The bottom line: getting all that done by 2025 would be a stretch.

Current photos

Below are photos of the two railyard blocks, taken last Sunday, 3/17/19. Block 1120 has significant Long Island Rail Road facilities, plus two large parcels where street-level terra firma, once supporting two buildings (now demolished or under demolition), jut south from Atlantic Avenue; Block 1121 has a broad expanse of railroad tracks.

Block 1120, between Sixth and Carlton avenues

Looking south at Block 1120, Atlantic Avenue just east of Sixth Avenue.
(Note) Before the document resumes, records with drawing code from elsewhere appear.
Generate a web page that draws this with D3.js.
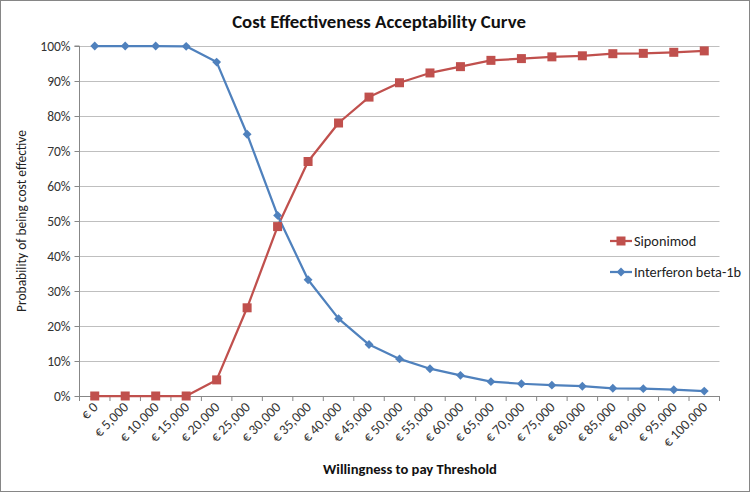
<!DOCTYPE html>
<html><head><meta charset="utf-8">
<script src="https://cdn.jsdelivr.net/npm/d3@7"></script>
<style>body{margin:0;background:#fff;} svg{display:block;font-family:Carlito,"Open Sans","Liberation Sans",sans-serif;}</style>
</head><body>
<script>
const categories = ["€ 0","€ 5,000","€ 10,000","€ 15,000","€ 20,000","€ 25,000","€ 30,000","€ 35,000","€ 40,000","€ 45,000","€ 50,000","€ 55,000","€ 60,000","€ 65,000","€ 70,000","€ 75,000","€ 80,000","€ 85,000","€ 90,000","€ 95,000","€ 100,000"];
const siponimod = [0,0,0,0,4.6,25.2,48.4,67.0,78.0,85.4,89.5,92.3,94.1,95.9,96.4,96.9,97.2,97.8,97.9,98.2,98.6];
const interferon = [100,100,100,99.9,95.4,74.8,51.6,33.2,22.1,14.7,10.6,7.8,5.9,4.1,3.5,3.1,2.8,2.2,2.1,1.8,1.4];
const yTicks = [0,10,20,30,40,50,60,70,80,90,100];
const seriesNames = ["Siponimod","Interferon beta-1b"];
const colors = ["#C0504D","#4F81BD"];

const W=750,H=492;
const svg=d3.select("body").append("svg").attr("width",W).attr("height",H);
svg.append("rect").attr("x",0.5).attr("y",0.5).attr("width",W-1).attr("height",H-1).attr("fill","#fff").attr("stroke","#868686");

const L=79.5,R=719.5,T=46,B=396;
const x=d3.scaleBand().domain(categories).range([L,R]);
const y=d3.scaleLinear().domain([0,100]).range([B,T]);

// gridlines
svg.append("g").selectAll("line").data(yTicks.filter(d=>d>0)).join("line")
 .attr("x1",L).attr("x2",R).attr("y1",d=>Math.round(y(d))+0.5).attr("y2",d=>Math.round(y(d))+0.5)
 .attr("stroke","#BFBFBF").attr("stroke-width",1);

// y axis
const ya=svg.append("g").attr("transform",`translate(${L},0)`)
 .call(d3.axisLeft(y).tickValues(yTicks).tickFormat(d=>d+"%").tickSize(5).tickPadding(4));
ya.select(".domain").attr("stroke","#878787").attr("d",`M-5,${T}H0V${B}`);
ya.selectAll(".tick line").attr("stroke","#878787");
ya.selectAll("text").attr("font-size",13.5).attr("fill","#333").style("font-family","Carlito,'Open Sans','Liberation Sans',sans-serif");

// x axis
const xa=svg.append("g").attr("transform",`translate(0,${B})`);
xa.append("line").attr("x1",L).attr("x2",R).attr("y1",0.5).attr("y2",0.5).attr("stroke","#878787");
const bounds=categories.map(c=>x(c)).concat([R]);
xa.selectAll(".tk").data(bounds).join("line").attr("class","tk")
 .attr("x1",d=>d).attr("x2",d=>d).attr("y1",0).attr("y2",5).attr("stroke","#878787");
xa.selectAll(".lbl").data(categories).join("text").attr("class","lbl")
 .attr("transform",d=>`translate(${x(d)+x.bandwidth()/2+4},${12}) rotate(-45)`)
 .attr("text-anchor","end").attr("font-size",14).attr("fill","#333").text(d=>d);

// series
const allSeries=[siponimod,interferon];
const line=d3.line().x((d,i)=>x(categories[i])+x.bandwidth()/2).y(d=>y(d));
allSeries.forEach((s,k)=>{
  svg.append("path").datum(s).attr("d",line).attr("fill","none").attr("stroke",colors[k]).attr("stroke-width",2.25).attr("stroke-linejoin","round");
});
// markers
svg.append("g").selectAll("rect").data(siponimod).join("rect")
 .attr("x",(d,i)=>x(categories[i])+x.bandwidth()/2-4.5).attr("y",d=>y(d)-4.5)
 .attr("width",9).attr("height",9).attr("fill",colors[0]);
const diamond=d3.symbol().type(d3.symbolDiamond2).size(50);
svg.append("g").selectAll("path").data(interferon).join("path")
 .attr("transform",(d,i)=>`translate(${x(categories[i])+x.bandwidth()/2},${y(d)})`)
 .attr("d",diamond).attr("fill",colors[1]);

// legend
const lg=svg.append("g");
seriesNames.forEach((n,k)=>{
  const ly=241+k*31;
  lg.append("line").attr("x1",610).attr("x2",632).attr("y1",ly).attr("y2",ly).attr("stroke",colors[k]).attr("stroke-width",2.25);
  if(k===0) lg.append("rect").attr("x",616.5).attr("y",ly-4.5).attr("width",9).attr("height",9).attr("fill",colors[0]);
  else lg.append("path").attr("transform",`translate(621,${ly})`).attr("d",diamond).attr("fill",colors[1]);
  lg.append("text").attr("x",634).attr("y",ly+5).attr("font-size",14.3).attr("fill","#222").text(n);
});

// titles
svg.append("text").attr("x",379).attr("y",28).attr("text-anchor","middle").attr("font-size",18.8).attr("font-weight","bold").attr("fill","#111").text("Cost Effectiveness Acceptability Curve");
svg.append("text").attr("x",410).attr("y",474).attr("text-anchor","middle").attr("font-size",14.6).attr("font-weight","bold").attr("fill","#111").text("Willingness to pay Threshold");
svg.append("text").attr("transform",`translate(26,${(T+B)/2}) rotate(-90)`).attr("text-anchor","middle").attr("font-size",13.5).attr("fill","#222").text("Probability of being cost effective");
</script>
</body></html>
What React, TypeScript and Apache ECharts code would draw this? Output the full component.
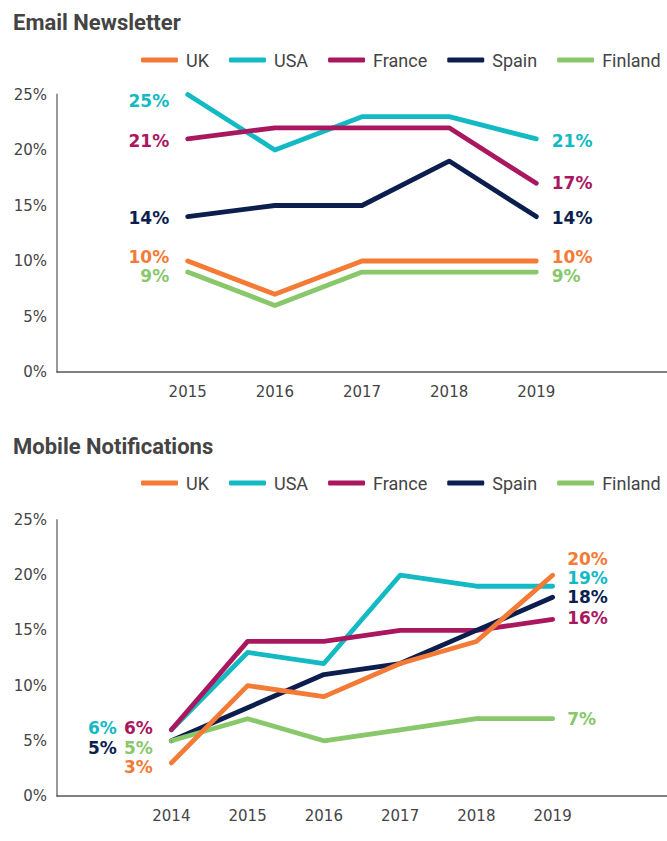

Looking southeast from Atlantic and Sixth avenues

Looking north from Pacific Street near Sixth Avenue. Most pillars support a ramp, some concrete pieces stand alone.
Looking north from Pacific Street near Sixth Avenue, with LIRR equipment in foreground

Looking northwest from Pacific Street between Sixth and Carlton avenues.

A big pile of dirt in Block 1120, near the street-level "bump" buildings 

Some rebar sticks out above an LIRR structure

Looking west toward the Barclays Center from Carlton and Atlantic avenues. There's a retaining wall.

Block 1121, between Carlton and Vanderbilt avenues

Looking east in Block 1121. Retaining wall with rebar at right
Looking south from Atlantic Avenue in between Carlton and Vanderbilt avenues.

Looking south from Carlton Avenue and Atlantic Avenue.